IRON OXIDE-APATITE WASTE PILES AS UNCONVENTIONAL RARE EARTH ELEMENT RESOURCES IN THE EASTERN ADIRONDACK HIGHLANDS, NEW YORK
Most of the deposits are hosted within Na-altered Lyon Mountain Granite Gneiss (LMG); however, some Fe deposits occur in paragneiss, gabbro, anorthosite, or K-altered LMG. The mineralogy and chemistry of the Fe deposits appear to be partially dependent on the host rock type, with the highest REE and apatite concentrations found in ore hosted by Na-altered LMG.
The amount of P and associated apatite varies from negligible to nearly 10 wt% P2O5 within individual ore seams. The associated REE content within the apatite crystals also varies between individual deposits ranging from <1% to ~15% total REE. Initial ore formation resulted in the uneven distribution of apatite between deposits and subsequent Na-poor metasomatic events led to irregular dissolution-reprecipitation reactions of apatite that resulted in heterogeneous REE distribution within individual apatite crystals.
At four tailing and twenty-five tailing sites, composite sample were collected by combining 30 to >50 subsamples evenly distributed over each pile.
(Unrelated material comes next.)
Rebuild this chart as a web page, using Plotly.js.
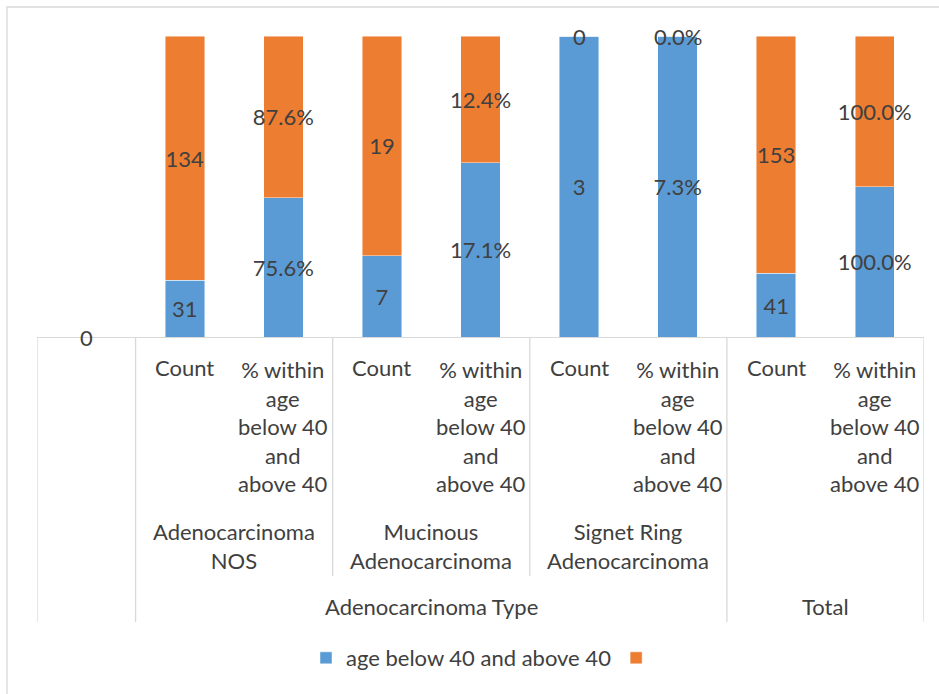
<!DOCTYPE html>
<html>
<head>
<meta charset="utf-8">
<script src="https://cdn.plot.ly/plotly-3.0.1.min.js"></script>
<style>html,body{margin:0;padding:0;background:#fff;}#chart{width:939px;height:694px;}</style>
</head>
<body>
<div id="chart"></div>
<script>
// ---- data ----
const barLabels = ["", "Count", "% within<br>age<br>below 40<br>and<br>above 40",
  "Count", "% within<br>age<br>below 40<br>and<br>above 40",
  "Count", "% within<br>age<br>below 40<br>and<br>above 40",
  "Count", "% within<br>age<br>below 40<br>and<br>above 40"];
const valueKinds = ["count", "count", "pct", "count", "pct", "count", "pct", "count", "pct"];
const typeLabels = ["Adenocarcinoma<br>NOS", "Mucinous<br>Adenocarcinoma", "Signet Ring<br>Adenocarcinoma", ""];
const typeSpans = [[1, 2], [3, 4], [5, 6], [7, 8]];
const groupLabels = ["Adenocarcinoma Type", "Total"];
const groupSpans = [[1, 6], [7, 8]];
const blueName = "age below 40 and above 40";
const orangeName = "";
const blueValues = [0, 31, 75.6, 7, 17.1, 3, 7.3, 41, 100.0];
const orangeValues = [null, 134, 87.6, 19, 12.4, 0, 0.0, 153, 100.0];

// ---- helpers ----
const xs = barLabels.map((_, i) => i);
const fmt = (v, k) => v === null ? "" : (k === "pct" ? v.toFixed(1) + "%" : String(v));
const FONT = "Lato, 'Open Sans', sans-serif";
const TXT = "#404040";
const GRID = "#D9D9D9";
// plot area in pixels: left 37, right 924, top 36, bottom 337
const PT = 36, PB = 337, PL = 37, PR = 924;
const py = p => (PB - p) / (PB - PT);
const px = p => (p - PL) / (PR - PL);

const blueText = blueValues.map((v, i) => (v === null || v === 0) ? "" : fmt(v, valueKinds[i]));
const orangeText = orangeValues.map((v, i) => (v === null || v === 0) ? "" : fmt(v, valueKinds[i]));

const common = {
  type: "bar", x: xs, textposition: "inside", insidetextanchor: "middle",
  constraintext: "none", textangle: 0,
  textfont: {family: FONT, size: 22, color: TXT},
  hoverinfo: "skip"
};
const traces = [
  Object.assign({}, common, {name: blueName, y: blueValues, text: blueText,
    marker: {color: "#5B9BD5", line: {color: "rgba(255,255,255,0.6)", width: 0.75}}}),
  Object.assign({}, common, {name: orangeName, y: orangeValues, text: orangeText,
    marker: {color: "#ED7D31", line: {color: "rgba(255,255,255,0.6)", width: 0.75}}})
];

const annotations = [];
// zero-value labels, centred on their stack position
blueValues.forEach((v, i) => {
  if (v === 0) annotations.push({x: i, xref: "x", y: 0, yref: "y", text: fmt(v, valueKinds[i]),
    showarrow: false, yanchor: "middle", font: {family: FONT, size: 22, color: TXT}});
});
orangeValues.forEach((v, i) => {
  if (v === 0) {
    annotations.push({x: i, xref: "x", y: 100, yref: "y", text: fmt(v, valueKinds[i]),
      showarrow: false, yanchor: "middle", font: {family: FONT, size: 22, color: TXT}});
  }
});
// level 1 labels
barLabels.forEach((t, i) => {
  if (!t) return;
  const lines = t.split("<br>").length;
  annotations.push({x: i, xref: "x", y: py(368 + (lines - 1) * 29.3 / 2), yref: "paper", text: t,
    showarrow: false, yanchor: "middle", xanchor: "center", align: "center",
    font: {family: FONT, size: 22, color: TXT}});
});
// level 2 labels
typeLabels.forEach((t, k) => {
  if (!t) return;
  const s = typeSpans[k];
  annotations.push({x: (s[0] + s[1]) / 2, xref: "x", y: py(545.5), yref: "paper", text: t,
    showarrow: false, yanchor: "middle", xanchor: "center", align: "center",
    font: {family: FONT, size: 22, color: TXT}});
});
// level 3 labels
groupLabels.forEach((t, k) => {
  const s = groupSpans[k];
  annotations.push({x: (s[0] + s[1]) / 2, xref: "x", y: py(606.5), yref: "paper", text: t,
    showarrow: false, yanchor: "middle", xanchor: "center", align: "center",
    font: {family: FONT, size: 22, color: TXT}});
});

const shapes = [];
// outer chart border
shapes.push({type: "rect", xref: "paper", yref: "paper", x0: px(7), x1: px(960), y0: py(7), y1: py(720),
  line: {color: GRID, width: 1.3}, fillcolor: "rgba(0,0,0,0)"});
// category divider lines
const longLines = [-0.5, 0.5, 6.5, 8.5];
const shortLines = [2.5, 4.5];
longLines.forEach(x => shapes.push({type: "line", xref: "x", yref: "paper", x0: x, x1: x, y0: 0, y1: py(622),
  line: {color: GRID, width: 1.3}}));
shortLines.forEach(x => shapes.push({type: "line", xref: "x", yref: "paper", x0: x, x1: x, y0: 0, y1: py(576),
  line: {color: GRID, width: 1.3}}));

const layout = {
  width: 939, height: 694,
  margin: {l: PL, r: 939 - PR, t: PT, b: 694 - PB, pad: 0},
  paper_bgcolor: "#fff", plot_bgcolor: "#fff",
  barmode: "stack", barnorm: "percent", bargap: 0.6,
  showlegend: true,
  legend: {orientation: "h", x: px(484), xanchor: "center", y: py(658), yanchor: "middle",
    font: {family: FONT, size: 22, color: TXT}, itemgap: 37, traceorder: "normal"},
  xaxis: {range: [-0.5, 8.5], showticklabels: false, ticks: "", showgrid: false, zeroline: false,
    showline: true, linecolor: GRID, linewidth: 1.3, fixedrange: true},
  yaxis: {range: [0, 100], visible: false, showgrid: false, zeroline: false, fixedrange: true},
  annotations: annotations,
  shapes: shapes,
  font: {family: FONT, color: TXT}
};

Plotly.newPlot("chart", traces, layout, {displayModeBar: false, staticPlot: true});
</script>
</body>
</html>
The composite pile samples consist of a mixture of ore and host rock pieces. The REE content of 34 ore samples varies from ~15 to ~48,000 ppm, whereas 29 sampled waste/tailings piles range from ~11 to ~22,000 ppm. A positive correlation exists for the REE content of ore and waste pile for the deposits (R2=0.8159).
In the IOA deposits sampled from the eastern Adirondack Highlands, there is an enrichment in HREE compared to many REE mines (such as Bayan Obo and Mountain Pass); a median L/HREE value of 2.25 for ore and 2.14 for waste/tailings piles exists. The overall concentration of REE and relative HREE enrichments suggest that some of the deposits and waste piles are prospective as potential REE resources that would be easily exploitable. Reprocessing the piles has the advantage of partial “recycling” of the waste material to produce a critical set of metals and environmental remediation of these historic mines.